En avril 1987, la Turquie présenta sa candidature à l’adhésion à la Communauté européenne. Le Conseil européen refusa d’ouvrir des négociations d’adhésion, sur avis défavorable de la Commission rendu en décembre 1989, en raison des transformations de la Communauté européenne résultant de la mise en œuvre de l’Acte unique et de la situation politique et économique de la Turquie, en particulier, son conflit avec un Etat membre, la Grèce, et de l’occupation militaire d’une partie du territoire de la République de Chypre.

Les institutions européennes et la Turquie relancent alors le processus d’intégration économique de l’accord d’Ankara : l’union douanière, phase définitive de l’accord d’association, entre en vigueur le 31 décembre 1995. L’accord d’union douanière considère en préambule que « les objectifs fixés par l’accord d’association, et notamment par son article 28 (possibilité d’une adhésion), restent d’actualité au moment où des changements politiques et économiques importants se produisent sur la scène européenne ». La Turquie est depuis lors le seul pays ayant réalisé une union douanière avec l’Union européenne.

La reconnaissance du statut de candidat

Le Conseil européen de Luxembourg en décembre 1997 constitue un choc pour les autorités et la population turques : il décide en effet de « lancer un processus d’adhésion englobant les dix Etats candidats d’Europe centrale et orientale et Chypre », Malte ayant à cette époque retiré sa demande de candidature. Le Conseil européen « décide de convoquer au printemps 1998 des conférences intergouvernementales bilatérales pour commencer les négociations avec Chypre, la Hongrie, la Pologne, l’Estonie, la République tchèque et la Slovénie (…) Parallèlement, la préparation des négociations avec la Roumanie, la Slovaquie, la Lettonie, la Lituanie et la Bulgarie sera accélérée.

En ce qui concerne la Turquie, certes « le Conseil européen confirme l’éligibilité de la Turquie à l’Union européenne », mais il ajoute que « les conditions politiques et économiques permettant d’envisager des négociations d’adhésion ne sont pas réunies ». La Turquie considère qu’elle a fait l’objet d’un traitement discriminatoire par rapport aux autres pays candidats et envisage de retirer sa candidature. Cependant, la Commission commence à publier en novembre1998, pour chaque pays candidat dont la Turquie, un « rapport régulier sur les progrès accomplis sur la voie de l’adhésion ».
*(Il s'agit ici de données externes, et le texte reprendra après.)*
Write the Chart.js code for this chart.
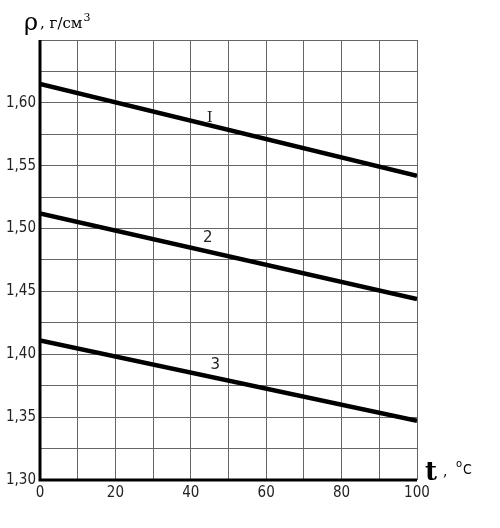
<!DOCTYPE html>
<html>
<head>
<meta charset="utf-8">
<script src="https://cdn.jsdelivr.net/npm/chart.js@4"></script>
<style>
  html, body { margin: 0; padding: 0; background: #fff; }
  #wrap { width: 500px; height: 528px; }
</style>
</head>
<body>
<div id="wrap"><canvas id="rhoChart" width="500" height="528"></canvas></div>
<script>
// temperature, °C
const temps = [0, 100];
// density, g/cm3
const curve1 = [1.615, 1.542];
const curve2 = [1.512, 1.444];
const curve3 = [1.411, 1.347];
const curveNames = ['I', '2', '3'];
const nameX = [45, 44.5, 46.5];
const nameY = [1.588, 1.4925, 1.3915];

const tickFont = "'Liberation Sans Narrow', 'DejaVu Sans Condensed', sans-serif";

function pts(vals) {
  return temps.map((t, i) => ({ x: t, y: vals[i] }));
}

const labelsPlugin = {
  id: 'labelsPlugin',
  afterDraw(chart) {
    const ctx = chart.ctx;
    const xs = chart.scales.x, ys = chart.scales.y;
    const area = chart.chartArea;
    ctx.save();
    // thick axes
    ctx.strokeStyle = '#000';
    ctx.lineWidth = 3;
    ctx.beginPath();
    ctx.moveTo(area.left, area.top);
    ctx.lineTo(area.left, area.bottom);
    ctx.lineTo(area.right, area.bottom);
    ctx.stroke();
    // curve numbers
    ctx.fillStyle = '#222';
    ctx.textAlign = 'center';
    ctx.textBaseline = 'bottom';
    curveNames.forEach((n, i) => {
      ctx.font = i === 0 ? "15px 'DejaVu Serif', serif" : "15px 'DejaVu Sans', sans-serif";
      ctx.fillText(n, xs.getPixelForValue(nameX[i]), ys.getPixelForValue(nameY[i]) + 8);
    });
    // y axis title
    ctx.textAlign = 'left';
    ctx.textBaseline = 'alphabetic';
    ctx.fillStyle = '#000';
    ctx.font = "24px 'DejaVu Serif', serif";
    ctx.fillText('ρ', area.left - 16, area.top - 10);
    ctx.font = "15px 'DejaVu Serif', serif";
    ctx.fillText(', г/см', area.left, area.top - 12);
    const w = ctx.measureText(', г/см').width;
    ctx.font = "11px 'DejaVu Serif', serif";
    ctx.fillText('3', area.left + w + 1, area.top - 19);
    // x axis title
    ctx.font = "bold 26px 'DejaVu Serif', serif";
    ctx.fillText('t', area.right + 8, area.bottom);
    ctx.font = "14px 'DejaVu Serif', serif";
    ctx.fillText(',', area.right + 26, area.bottom - 4);
    ctx.font = "10px 'DejaVu Sans', sans-serif";
    ctx.fillText('o', area.right + 39, area.bottom - 13);
    ctx.font = "14px 'DejaVu Sans Condensed', sans-serif";
    ctx.fillText('C', area.right + 46, area.bottom - 6);
    ctx.restore();
  }
};

const ctx = document.getElementById('rhoChart');
new Chart(ctx, {
  type: 'line',
  data: {
    datasets: [
      { label: 'I', data: pts(curve1) },
      { label: '2', data: pts(curve2) },
      { label: '3', data: pts(curve3) }
    ]
  },
  options: {
    responsive: false,
    animation: false,
    layout: { padding: { top: 40, right: 83, left: 0, bottom: 0 } },
    elements: {
      line: { borderColor: '#000', borderWidth: 4.5, tension: 0 },
      point: { radius: 0 }
    },
    scales: {
      x: {
        type: 'linear',
        min: 0, max: 100,
        afterFit(s) { s.height = 48; },
        grid: { color: '#666', lineWidth: 1, drawTicks: false },
        border: { display: false },
        ticks: {
          stepSize: 10,
          autoSkip: false,
          maxRotation: 0,
          padding: 4,
          color: '#222',
          font: { family: tickFont, size: 15 },
          callback: v => (v % 20 === 0 ? String(v) : '')
        }
      },
      y: {
        min: 1.30, max: 1.65,
        afterFit(s) { s.width = 40; },
        grid: { color: '#666', lineWidth: 1, drawTicks: false },
        border: { display: false },
        ticks: {
          stepSize: 0.025,
          autoSkip: false,
          padding: 4,
          color: '#222',
          font: { family: tickFont, size: 15 },
          callback: v => {
            const k = Math.round(v * 1000);
            if (k % 50 !== 0 || k >= 1650) return '';
            return (k / 1000).toFixed(2).replace('.', ',');
          }
        }
      }
    },
    plugins: {
      legend: { display: false },
      tooltip: { enabled: false }
    }
  },
  plugins: [labelsPlugin]
});
</script>
</body>
</html>
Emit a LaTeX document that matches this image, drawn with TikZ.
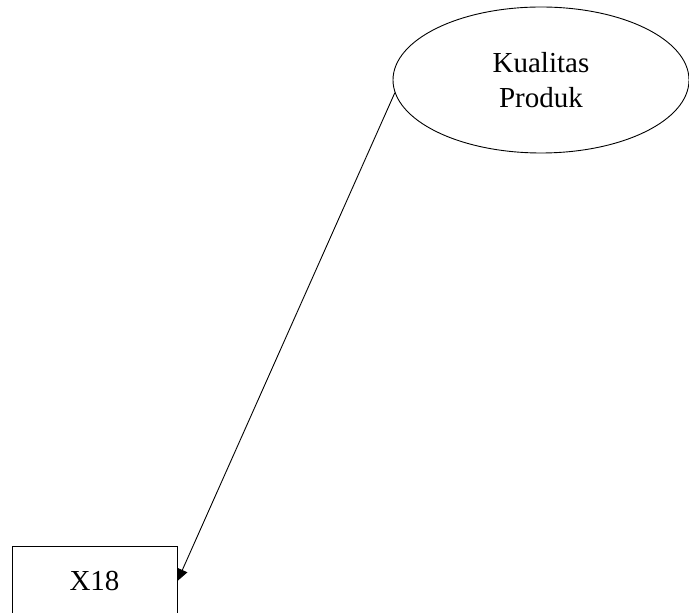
\documentclass[tikz,border=0pt]{standalone}
\usepackage{fontspec}
\setmainfont{Liberation Serif}
\usetikzlibrary{arrows.meta,shapes.geometric}

\begin{document}
\begin{tikzpicture}[
    x=1pt, y=1pt,
    latent/.style={draw, ellipse, line width=0.9pt, minimum width=296pt, minimum height=146pt, align=center, font=\fontsize{29}{35}\selectfont},
    item/.style={draw, rectangle, line width=0.9pt, minimum width=165pt, minimum height=70pt, font=\fontsize{29}{35}\selectfont},
    arr/.style={-{Triangle[length=12pt,width=11pt]}, line width=0.9pt}
  ]
    \useasboundingbox (0,0) rectangle (689,613);
    \node[latent] (kualitas) at (541,533) {Kualitas\\Produk};
    \node[item] (x18) at (94.5,32) {X18};
    \draw[arr] (kualitas.185) -- (x18.east);
  \end{tikzpicture}
\end{document}
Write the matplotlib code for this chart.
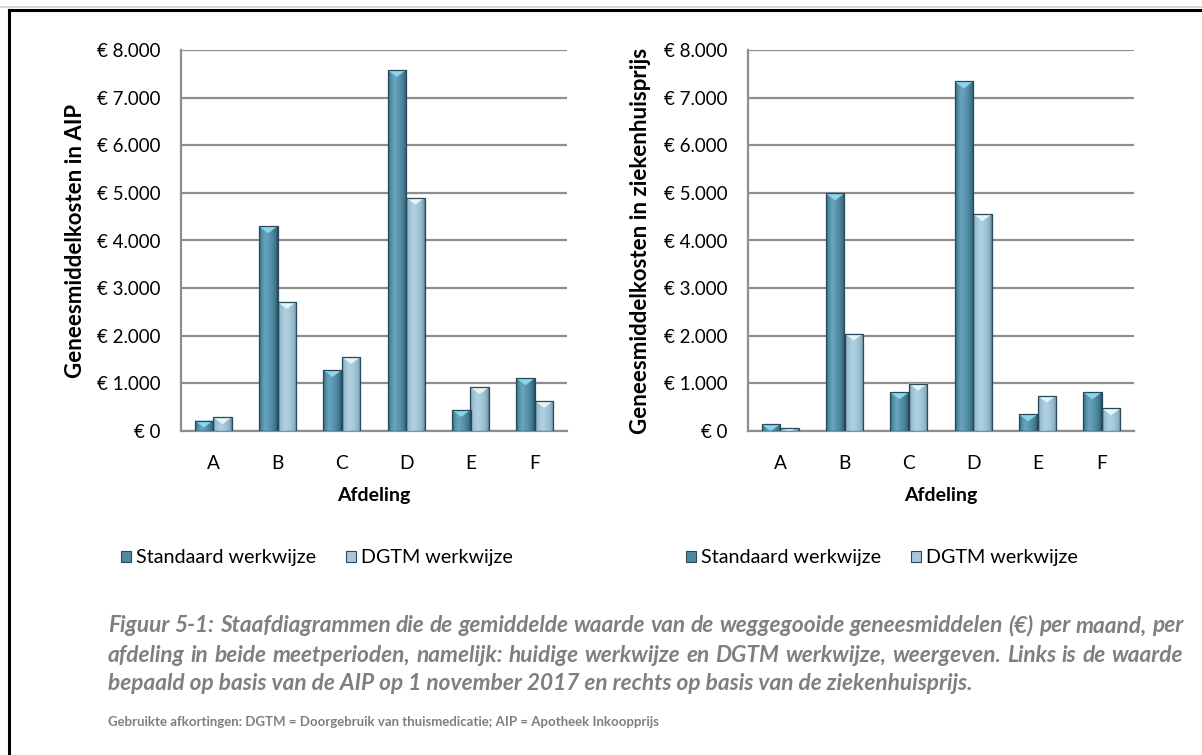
import matplotlib
matplotlib.use("Agg")
import matplotlib.pyplot as plt
import numpy as np
from matplotlib.colors import LinearSegmentedColormap
from matplotlib.patches import Polygon, Rectangle
from matplotlib.lines import Line2D

# ---------------- data ----------------
categories = ["A", "B", "C", "D", "E", "F"]
series_names = ["Standaard werkwijze", "DGTM werkwijze"]
aip_standaard = [220, 4300, 1280, 7580, 443, 1110]
aip_dgtm = [290, 2710, 1555, 4900, 922, 633]
zh_standaard = [140, 4990, 813, 7340, 350, 813]
zh_dgtm = [70, 2046, 995, 4553, 743, 476]
y_ticks = [0, 1000, 2000, 3000, 4000, 5000, 6000, 7000, 8000]
y_ticklabels = ["€ 0", "€ 1.000", "€ 2.000", "€ 3.000", "€ 4.000",
                "€ 5.000", "€ 6.000", "€ 7.000", "€ 8.000"]
ylabel_left = "Geneesmiddelkosten in AIP"
ylabel_right = "Geneesmiddelkosten in ziekenhuisprijs"
xlabel = "Afdeling"
caption_lines = [
    "Figuur 5-1: Staafdiagrammen die de gemiddelde waarde van de weggegooide geneesmiddelen (€) per maand, per",
    "afdeling in beide meetperioden, namelijk: huidige werkwijze en DGTM werkwijze, weergeven. Links is de waarde",
    "bepaald op basis van de AIP op 1 november 2017 en rechts op basis van de ziekenhuisprijs.",
]
abbrev = "Gebruikte afkortingen: DGTM = Doorgebruik van thuismedicatie; AIP = Apotheek Inkoopprijs"

# ---------------- style ----------------
W, H = 1202, 755
FONT = "Lato"
plt.rcParams["font.family"] = [FONT, "DejaVu Sans"]

std_cmap = LinearSegmentedColormap.from_list(
    "std", [(0.0, "#2e5a6d"), (0.12, "#4f8ba3"), (0.35, "#6aa6bf"),
            (0.7, "#4f8aa2"), (0.92, "#3b6e84"), (1.0, "#23414f")])
dgtm_cmap = LinearSegmentedColormap.from_list(
    "dgtm", [(0.0, "#6f94a6"), (0.12, "#99bfd1"), (0.4, "#b2d2e2"),
             (0.75, "#9cc0d1"), (0.92, "#84a9bb"), (1.0, "#5f7f8e")])
std_tip = "#8ed8f0"
dgtm_tip = "#eaf7fc"
edge_col = "#274a59"
grid_col = "#8e8e8e"

fig = plt.figure(figsize=(W / 100, H / 100), dpi=100)
fig.patch.set_facecolor("white")


def fx(px):
    return px / W


def fy(py):
    return 1 - py / H


def draw_chart(ax, std_vals, dgtm_vals, ylabel, ylabel_x):
    x = np.arange(len(categories))
    bw = 0.29
    ax.set_xlim(-0.5, len(categories) - 0.5)
    ax.set_ylim(0, 8000)
    bars_s = ax.bar(x - bw / 2, std_vals, bw, facecolor="none",
                    edgecolor=edge_col, linewidth=0.9, zorder=4)
    bars_d = ax.bar(x + bw / 2, dgtm_vals, bw, facecolor="none",
                    edgecolor=edge_col, linewidth=0.9, zorder=4)
    grad = np.linspace(0, 1, 64).reshape(1, -1)
    fig.canvas.draw()
    px_to_data = 8000 / ax.get_window_extent().height
    for bars, cmap, tipc in ((bars_s, std_cmap, std_tip), (bars_d, dgtm_cmap, dgtm_tip)):
        for b in bars:
            x0, w, h = b.get_x(), b.get_width(), b.get_height()
            im = ax.imshow(grad, cmap=cmap, aspect="auto",
                           extent=(x0, x0 + w, 0, h), zorder=3,
                           interpolation="bicubic")
            im.set_clip_path(b)
            th = min(7 * px_to_data, h)
            tri = Polygon([(x0, h), (x0 + w, h), (x0 + w / 2, h - th)],
                          closed=True, facecolor=tipc, edgecolor="none",
                          zorder=3.5, alpha=0.95)
            ax.add_patch(tri)
    ax.set_xlim(-0.5, len(categories) - 0.5)
    ax.set_ylim(0, 8000)
    ax.set_yticks(y_ticks)
    ax.set_yticklabels(y_ticklabels, fontsize=13.5)
    ax.set_xticks(x)
    ax.set_xticklabels(categories, fontsize=13.8)
    ax.tick_params(axis="both", length=0, pad=0)
    ax.tick_params(axis="y", pad=15)
    ax.tick_params(axis="x", pad=17)
    ax.yaxis.grid(True, color=grid_col, linewidth=1.6, zorder=0)
    ax.set_axisbelow(True)
    for s in ("top", "right"):
        ax.spines[s].set_visible(False)
    for s in ("left", "bottom"):
        ax.spines[s].set_color(grid_col)
        ax.spines[s].set_linewidth(1.6)
    ax.set_xlabel(xlabel, fontsize=14, fontweight="bold", labelpad=11)
    ax.set_ylabel(ylabel, fontsize=16, fontweight="bold")
    ax.yaxis.set_label_coords(ylabel_x, fy(240.5), transform=fig.transFigure)
    return bars_s, bars_d


ax1 = fig.add_axes([fx(181), fy(431), fx(386), 381 / H])
ax2 = fig.add_axes([fx(748), fy(431), fx(386), 381 / H])
bl = draw_chart(ax1, aip_standaard, aip_dgtm, ylabel_left, fx(86))
br = draw_chart(ax2, zh_standaard, zh_dgtm, ylabel_right, fx(651))

# legends
for bars, xpos in ((bl, fx(121)), (br, fx(686))):
    handles = [Rectangle((0, 0), 1, 1, facecolor="#4f8aa2", edgecolor=edge_col, linewidth=0.8),
               Rectangle((0, 0), 1, 1, facecolor="#a6c8d9", edgecolor=edge_col, linewidth=0.8)]
    fig.legend(handles, series_names, loc="center left",
               bbox_to_anchor=(xpos, fy(558)), ncol=2, frameon=False,
               fontsize=14.2, handlelength=0.5, handleheight=0.55,
               handletextpad=0.25, columnspacing=1.55, borderaxespad=0,
               borderpad=0)

# caption (justified)
renderer = fig.canvas.get_renderer()
cap_kw = dict(fontsize=16.3, fontstyle="italic", fontweight="bold", color="#7f7f7f")
x_left, x_right = 108, 1183
for i, (line, ypx) in enumerate(zip(caption_lines, [626, 655, 684])):
    if i < 2:
        words = line.split()
        widths = []
        for wd in words:
            t = fig.text(0, 0, wd, **cap_kw)
            widths.append(t.get_window_extent(renderer).width)
            t.remove()
        gap = (x_right - x_left - sum(widths)) / (len(words) - 1)
        xx = x_left
        for wd, wdt in zip(words, widths):
            fig.text(fx(xx), fy(ypx), wd, va="center", ha="left", **cap_kw)
            xx += wdt + gap
    else:
        fig.text(fx(x_left), fy(ypx), line, va="center", ha="left", **cap_kw)

fig.text(fx(x_left), fy(722), abbrev, va="center", ha="left",
         fontsize=9.5, fontweight="bold", color="#7f7f7f")

# outer frame
fig.add_artist(Line2D([fx(0), fx(W)], [fy(7), fy(7)], color="#d0d0d0", linewidth=1.2))
fig.add_artist(Line2D([fx(9), fx(W)], [fy(10), fy(10)], color="black", linewidth=2.2))
fig.add_artist(Line2D([fx(9), fx(9)], [fy(10), fy(H)], color="black", linewidth=2.2))

fig.savefig("out.png", dpi=100, facecolor="white")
Le Conseil européen d’Helsinki, en décembre 1999, présente une avancée décisive vers la reconnaissance du statut de candidat à la Turquie, puisque « le Conseil européen réaffirme le caractère inclusif du processus d’adhésion, qui regroupe maintenant treize pays candidats dans un cadre unique ». La Turquie est donc, à partir de ce moment-là, partie intégrante du processus. Plus loin, les conclusions du Conseil européen précisent : « le Conseil européen se réjouit des éléments positifs qui ont récemment marqué l’évolution de la situation en Turquie, et que relève d’ailleurs la Commission dans son rapport sur les progrès réalisés par les pays candidats, ainsi que de l’intention de la Turquie de poursuivre ses réformes en vue de satisfaire aux critères de Copenhague. La Turquie est un pays candidat, qui a vocation à rejoindre l’Union sur la base des mêmes critères que ceux qui s’appliquent aux autres pays candidats. Dans le cadre de la stratégie européenne actuelle, la Turquie, comme les autres pays candidats, bénéficiera d’une stratégie de pré-adhésion visant à encourager et appuyer ses réformes ».

Dans ce cadre a été conclu, sous présidence française en décembre 2000, un partenariat pour l‘adhésion. Il a été révisé en 2003 et a pour objectif général d’offrir un programme cohérent dans les domaines politiques et économiques pour préparer la Turquie à l’adhésion.

Lors des Conseils européens ultérieurs, les Chefs d’Etat et de gouvernement ont régulièrement noté les « efforts consentis », ou « les mesures importantes prises » par la Turquie pour satisfaire aux critères de Copenhague. Enfin, lors du Conseil européen de Copenhague en décembre 2002, les Etats membres prennent acte de la conclusion des négociations d’adhésion avec dix Etats membres et prévoient leur adhésion effective au 1er mai 2004. Parallèlement, « l’Union encourage la Turquie à poursuivre énergiquement son processus de réforme » et lui donne « rendez-vous » : « Si, en décembre 2004, le Conseil européen décide, sur la base d’un rapport et d’une recommandation de la Commission, que la Turquie satisfait aux critères politiques de Copenhague, l’Union européenne ouvrira sans délai des négociations d’adhésion avec ce pays ».

L’ensemble de ce processus débouchera en octobre 2005 sur un feu vert sous condition, pour l’adhésion. A n’en pas douter, cette perspective fixée de longue date, a agi comme un puissant moteur pour mener à bien les transformations aussi bien économiques que politiques qui ont rendu possible le décollage économique de la Turquie.